My machine uses pinless blades, and there are only two that I use: Pegas SSB-83 blades (the leftmost "good" one), which I buy from Bear Woods, and Olsen 42002 blades (on the far right), which I buy from my local Woodcrafters, although they can also be ordered in bulk from Olsen (bulk SKU FR420RGR).
I've run head-to-head tests, and both blades perform about the same, both in working speed and blade longevity. Olsen blades have wider teeth spacing for more aggressive (and thus faster) cuts. The Pegas blades have tighter teeth spacing, which makes them perform better when "sanding" the inside of the cavity, and they're a bit cheaper. I like to keep both on hand.
Pinned blades are easier to find in big sizes, because they have to be wider to accommodate the pins welded onto both sides.
Tip: How will you know when to replace dull or fatigued blades?
If cutting through even a small book it taking too long, or if the blade seems to be bending too easily, take it out and VERY gently run your finger against the teeth. Your finger will slide across a dull blade but catch on a sharp one. Again, learning when to give up on a blade takes practice.
Tip: What if the blade breaks?
Scroll saw blades break all the time... when using the "usual" thin and fragile blades. The big blades used for book safes should not break easily. You should be discarding three dull blades for every broken one. If blades are breaking more frequently than that, start experimenting with the blade tension or the saw speed (I hover around 1500 SMP), and make sure you're not pushing the page block too hard (or to the side) when sawing. Check your position while sawing by taking pressure off the page block and letting the blade center it.
Bonus: Videos for Scroll Saw Tips and Tricks
The best way to make a book safe is with a scroll saw, but what if you haven't used one since high school woodshop, or haven't ever used one at all? Mustache Mike's Scroll Saw Tips is a great series on selecting blades, making turns and corners, cutting straight, and more.

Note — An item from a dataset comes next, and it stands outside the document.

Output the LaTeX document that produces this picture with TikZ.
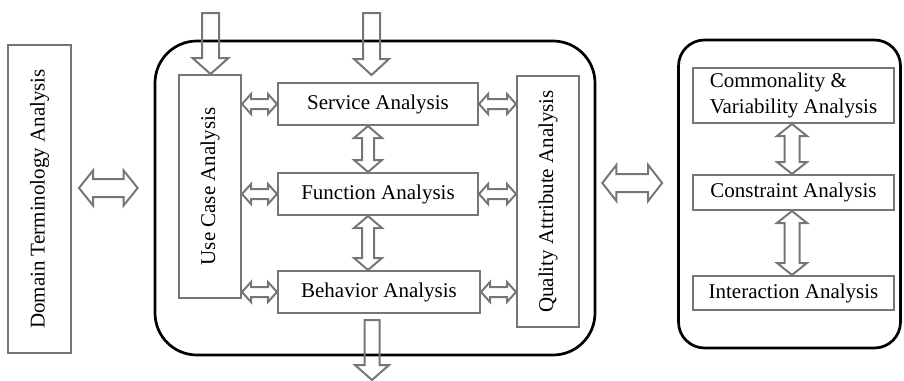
\documentclass[tikz,border=0pt]{standalone}
\usepackage{fontspec}
\setmainfont{Liberation Serif}
\usepackage{graphicx}
\usetikzlibrary{calc}

\definecolor{boxgray}{RGB}{118,118,118}

\tikzset{
  box/.style={draw=boxgray, line width=2pt, fill=white, inner sep=0pt,
    font=\fontsize{21}{26}\selectfont, align=center},
  frame/.style={draw=black, line width=2.7pt, inner sep=0pt},
  blockarrow/.style={draw=boxgray, line width=2pt, line join=miter},
}

% hollow double arrow, left end #1 to right end #2
% #3 half shaft width, #4 half head width, #5 head length
\newcommand\hbiarrow[5]{%
  \draw[blockarrow] let \p1=#1, \p2=#2 in
    (\x1,\y1) -- (\x1+#5,\y1+#4) -- (\x1+#5,\y1+#3) -- (\x2-#5,\y1+#3)
    -- (\x2-#5,\y1+#4) -- (\x2,\y1) -- (\x2-#5,\y1-#4) -- (\x2-#5,\y1-#3)
    -- (\x1+#5,\y1-#3) -- (\x1+#5,\y1-#4) -- cycle;}

% hollow double arrow, upper end #1 to lower end #2
\newcommand\vbiarrow[5]{%
  \draw[blockarrow] let \p1=#1, \p2=#2 in
    (\x1,\y1) -- (\x1+#4,\y1-#5) -- (\x1+#3,\y1-#5) -- (\x1+#3,\y2+#5)
    -- (\x1+#4,\y2+#5) -- (\x1,\y2) -- (\x1-#4,\y2+#5) -- (\x1-#3,\y2+#5)
    -- (\x1-#3,\y1-#5) -- (\x1-#4,\y1-#5) -- cycle;}

% hollow single arrow pointing down, tail #1, tip #2
\newcommand\vdownarrow[5]{%
  \draw[blockarrow] let \p1=#1, \p2=#2 in
    (\x1-#3,\y1) -- (\x1-#3,\y2+#5) -- (\x1-#4,\y2+#5) -- (\x1,\y2)
    -- (\x1+#4,\y2+#5) -- (\x1+#3,\y2+#5) -- (\x1+#3,\y1) -- cycle;}

\begin{document}
\begin{tikzpicture}[x=1pt, y=-1pt]
\useasboundingbox (0,0) rectangle (904,380);

% outer groups
\node[frame, rounded corners=42pt, minimum width=440pt, minimum height=314pt] (main) at (375,198) {};
\node[frame, rounded corners=26pt, minimum width=222pt, minimum height=308pt] (right) at (789.5,194) {};

% left column
\node[box, minimum width=63pt, minimum height=308pt] (domain) at (39.5,199)
  {\rotatebox{90}{Domain Terminology Analysis}};

% middle group
\node[box, minimum width=62pt, minimum height=223pt] (usecase) at (210,186.5)
  {\rotatebox{90}{Use Case Analysis}};
\node[box, minimum width=200pt, minimum height=42pt] (service) at (378,104) {Service Analysis};
\node[box, minimum width=200pt, minimum height=42pt] (function) at (378,194) {Function Analysis};
\node[box, minimum width=202pt, minimum height=42pt] (behavior) at (379,292) {Behavior Analysis};
\node[box, minimum width=62pt, minimum height=251pt] (quality) at (548,201.5)
  {\rotatebox{90}{Quality Attribute Analysis}};

% right group
\node[box, minimum width=201pt, minimum height=55pt, align=left] (common) at (793.5,95.5)
  {Commonality \&\\Variability Analysis};
\node[box, minimum width=201pt, minimum height=35pt] (constraint) at (793.5,192.5) {Constraint Analysis};
\node[box, minimum width=201pt, minimum height=34pt] (interaction) at (793.5,293) {Interaction Analysis};

% free ends of the input and output arrows
\coordinate (in1) at (210.5,13);
\coordinate (in2) at (371.5,13);
\coordinate (out) at (372,380);

% inputs and output
\vdownarrow{(in1)}{(usecase.north)}{8.5pt}{18pt}{16pt}
\vdownarrow{(in2)}{($(service.north)+(-6.5,-7)$)}{8.5pt}{17.5pt}{16pt}
\vdownarrow{($(behavior.south)+(-7,6)$)}{(out)}{7.5pt}{17pt}{15pt}

% links between groups
\hbiarrow{($(domain.east)+(7,-11)$)}{($(main.west)+(-16,-10)$)}{9pt}{17.5pt}{14pt}
\hbiarrow{($(main.east)+(6,-15)$)}{($(right.west)+(-15,-11)$)}{9pt}{18pt}{14pt}

% use case links
\hbiarrow{(usecase.east |- service.west)}{(service.west)}{5pt}{10pt}{9pt}
\hbiarrow{(usecase.east |- function.west)}{(function.west)}{5pt}{10pt}{9pt}
\hbiarrow{(usecase.east |- behavior.west)}{(behavior.west)}{5pt}{10pt}{9pt}

% quality attribute links
\hbiarrow{(service.east)}{(quality.west |- service.east)}{5pt}{10pt}{9pt}
\hbiarrow{(function.east)}{(quality.west |- function.east)}{5pt}{10pt}{9pt}
\hbiarrow{(behavior.east)}{(quality.west |- behavior.east)}{5pt}{10pt}{9pt}

% vertical links in the middle group
\vbiarrow{($(service.south)+(-10,0)$)}{(function.north)}{6pt}{14pt}{12pt}
\vbiarrow{($(function.south)+(-10,0)$)}{(behavior.north)}{6pt}{14pt}{12pt}

% vertical links in the right group
\vbiarrow{($(common.south)+(-1.5,0)$)}{(constraint.north)}{7.5pt}{15pt}{12pt}
\vbiarrow{($(constraint.south)+(-1.5,0)$)}{(interaction.north)}{7.5pt}{15pt}{12pt}
\end{tikzpicture}
\end{document}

The Biggest Tip to Keep in Mind:
This applies to all instructions on this site: just because this is the best method I've come up with, doesn't mean it's the best method, period. Part of crafting is taking a technique and making it your own, figuring out new and better ways to do things in the process. I made these tutorials because I thought I had figured out a better way to make book safes, and I'm sure you'll come up with your own ways that are even better.